DATA ROWS
-------------------------
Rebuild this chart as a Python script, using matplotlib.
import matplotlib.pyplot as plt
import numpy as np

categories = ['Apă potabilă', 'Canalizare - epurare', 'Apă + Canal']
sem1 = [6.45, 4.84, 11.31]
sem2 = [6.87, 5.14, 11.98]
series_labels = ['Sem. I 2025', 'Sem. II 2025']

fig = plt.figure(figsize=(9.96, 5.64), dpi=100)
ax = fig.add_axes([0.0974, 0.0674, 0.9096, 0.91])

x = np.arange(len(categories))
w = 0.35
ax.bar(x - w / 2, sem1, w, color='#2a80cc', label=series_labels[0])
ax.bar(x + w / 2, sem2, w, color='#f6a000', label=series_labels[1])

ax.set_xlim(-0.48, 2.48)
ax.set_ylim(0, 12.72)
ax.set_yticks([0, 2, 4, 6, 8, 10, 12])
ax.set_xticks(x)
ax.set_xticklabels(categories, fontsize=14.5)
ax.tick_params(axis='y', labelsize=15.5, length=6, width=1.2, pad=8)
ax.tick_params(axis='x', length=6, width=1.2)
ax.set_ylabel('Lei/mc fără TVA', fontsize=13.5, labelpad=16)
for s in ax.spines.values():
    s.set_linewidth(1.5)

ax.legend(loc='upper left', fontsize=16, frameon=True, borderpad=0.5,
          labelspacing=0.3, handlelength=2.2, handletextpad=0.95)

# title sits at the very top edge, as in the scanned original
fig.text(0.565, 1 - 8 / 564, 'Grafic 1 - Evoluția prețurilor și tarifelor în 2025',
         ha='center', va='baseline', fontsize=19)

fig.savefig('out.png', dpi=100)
-------------------------
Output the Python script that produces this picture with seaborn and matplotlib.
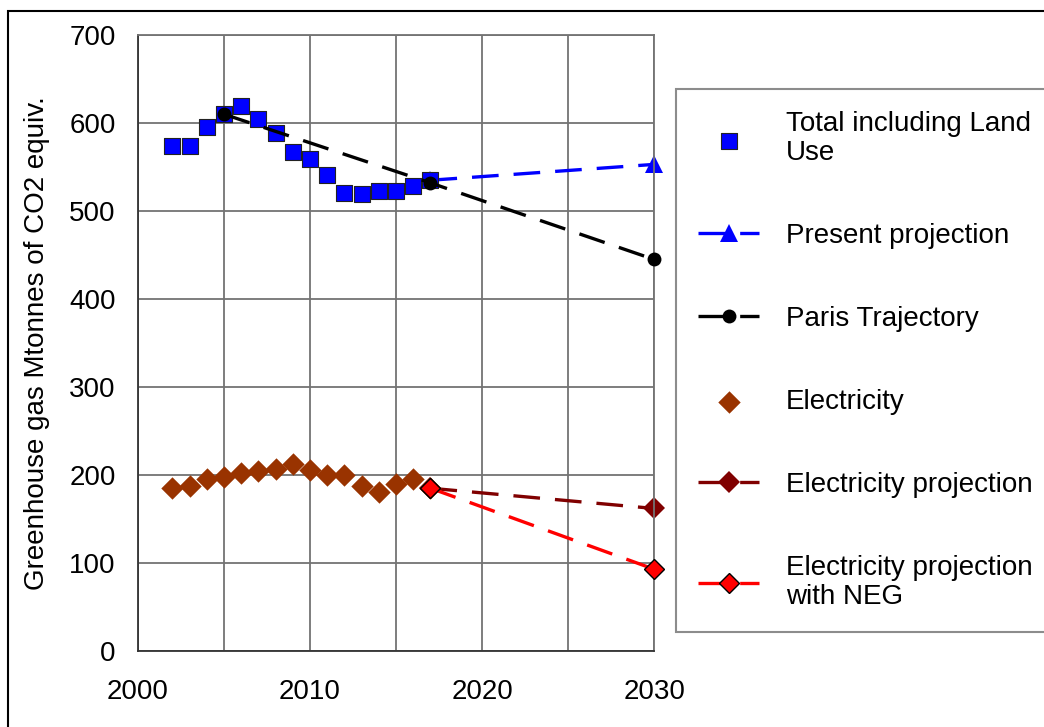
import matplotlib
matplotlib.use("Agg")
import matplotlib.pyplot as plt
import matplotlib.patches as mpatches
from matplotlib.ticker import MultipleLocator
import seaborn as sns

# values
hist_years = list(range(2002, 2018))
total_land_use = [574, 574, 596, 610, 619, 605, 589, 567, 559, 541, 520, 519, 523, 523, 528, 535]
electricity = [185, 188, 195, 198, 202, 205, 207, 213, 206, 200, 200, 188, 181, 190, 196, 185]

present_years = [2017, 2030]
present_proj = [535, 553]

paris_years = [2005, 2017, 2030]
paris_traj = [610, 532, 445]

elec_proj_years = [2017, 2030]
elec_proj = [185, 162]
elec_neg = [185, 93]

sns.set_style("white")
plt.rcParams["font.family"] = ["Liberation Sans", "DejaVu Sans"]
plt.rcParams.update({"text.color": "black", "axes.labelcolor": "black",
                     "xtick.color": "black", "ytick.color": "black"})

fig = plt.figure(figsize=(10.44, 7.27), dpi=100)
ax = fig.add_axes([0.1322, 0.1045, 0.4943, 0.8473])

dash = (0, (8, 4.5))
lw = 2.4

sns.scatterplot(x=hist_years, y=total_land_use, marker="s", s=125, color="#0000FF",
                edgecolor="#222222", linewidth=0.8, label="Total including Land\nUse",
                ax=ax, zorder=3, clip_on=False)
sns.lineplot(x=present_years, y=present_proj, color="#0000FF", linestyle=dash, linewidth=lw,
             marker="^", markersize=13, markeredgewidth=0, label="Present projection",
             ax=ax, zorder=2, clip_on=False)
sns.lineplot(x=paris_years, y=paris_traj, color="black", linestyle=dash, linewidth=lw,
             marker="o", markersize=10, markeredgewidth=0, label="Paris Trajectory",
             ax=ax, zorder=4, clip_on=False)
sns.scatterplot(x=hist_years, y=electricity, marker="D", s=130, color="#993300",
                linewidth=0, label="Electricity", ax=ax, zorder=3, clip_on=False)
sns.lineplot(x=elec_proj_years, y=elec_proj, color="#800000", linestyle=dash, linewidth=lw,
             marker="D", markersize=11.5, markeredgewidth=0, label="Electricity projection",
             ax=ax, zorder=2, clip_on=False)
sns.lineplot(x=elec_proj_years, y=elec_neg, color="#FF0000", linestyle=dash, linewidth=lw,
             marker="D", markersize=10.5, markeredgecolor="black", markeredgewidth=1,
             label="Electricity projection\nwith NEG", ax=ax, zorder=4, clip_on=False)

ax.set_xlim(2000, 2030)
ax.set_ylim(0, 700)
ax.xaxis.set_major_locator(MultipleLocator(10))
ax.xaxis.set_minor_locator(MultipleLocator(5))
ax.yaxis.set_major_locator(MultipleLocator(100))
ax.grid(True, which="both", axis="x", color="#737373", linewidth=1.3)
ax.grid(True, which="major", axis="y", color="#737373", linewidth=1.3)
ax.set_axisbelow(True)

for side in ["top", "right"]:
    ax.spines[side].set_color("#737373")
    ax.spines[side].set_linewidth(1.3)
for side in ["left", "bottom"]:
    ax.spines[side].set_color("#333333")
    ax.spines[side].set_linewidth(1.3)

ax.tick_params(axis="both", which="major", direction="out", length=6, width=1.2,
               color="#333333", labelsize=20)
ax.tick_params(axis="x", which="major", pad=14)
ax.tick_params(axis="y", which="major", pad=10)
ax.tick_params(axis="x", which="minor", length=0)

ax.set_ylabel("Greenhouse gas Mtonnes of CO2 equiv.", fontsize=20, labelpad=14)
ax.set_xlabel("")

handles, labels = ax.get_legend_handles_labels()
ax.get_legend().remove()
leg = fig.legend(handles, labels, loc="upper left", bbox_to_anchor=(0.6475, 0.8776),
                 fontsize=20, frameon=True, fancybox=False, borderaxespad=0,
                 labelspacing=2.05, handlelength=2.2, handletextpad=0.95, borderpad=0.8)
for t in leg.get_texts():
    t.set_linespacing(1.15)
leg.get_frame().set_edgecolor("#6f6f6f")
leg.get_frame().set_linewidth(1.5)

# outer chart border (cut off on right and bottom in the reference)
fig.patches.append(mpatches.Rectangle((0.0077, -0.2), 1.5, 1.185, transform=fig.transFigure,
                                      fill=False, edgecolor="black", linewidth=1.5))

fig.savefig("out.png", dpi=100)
-------------------------
JOB
Report the number of lines in the listing that include the string "matplotlib"; give nothing but the number.

THE SOLUTION
8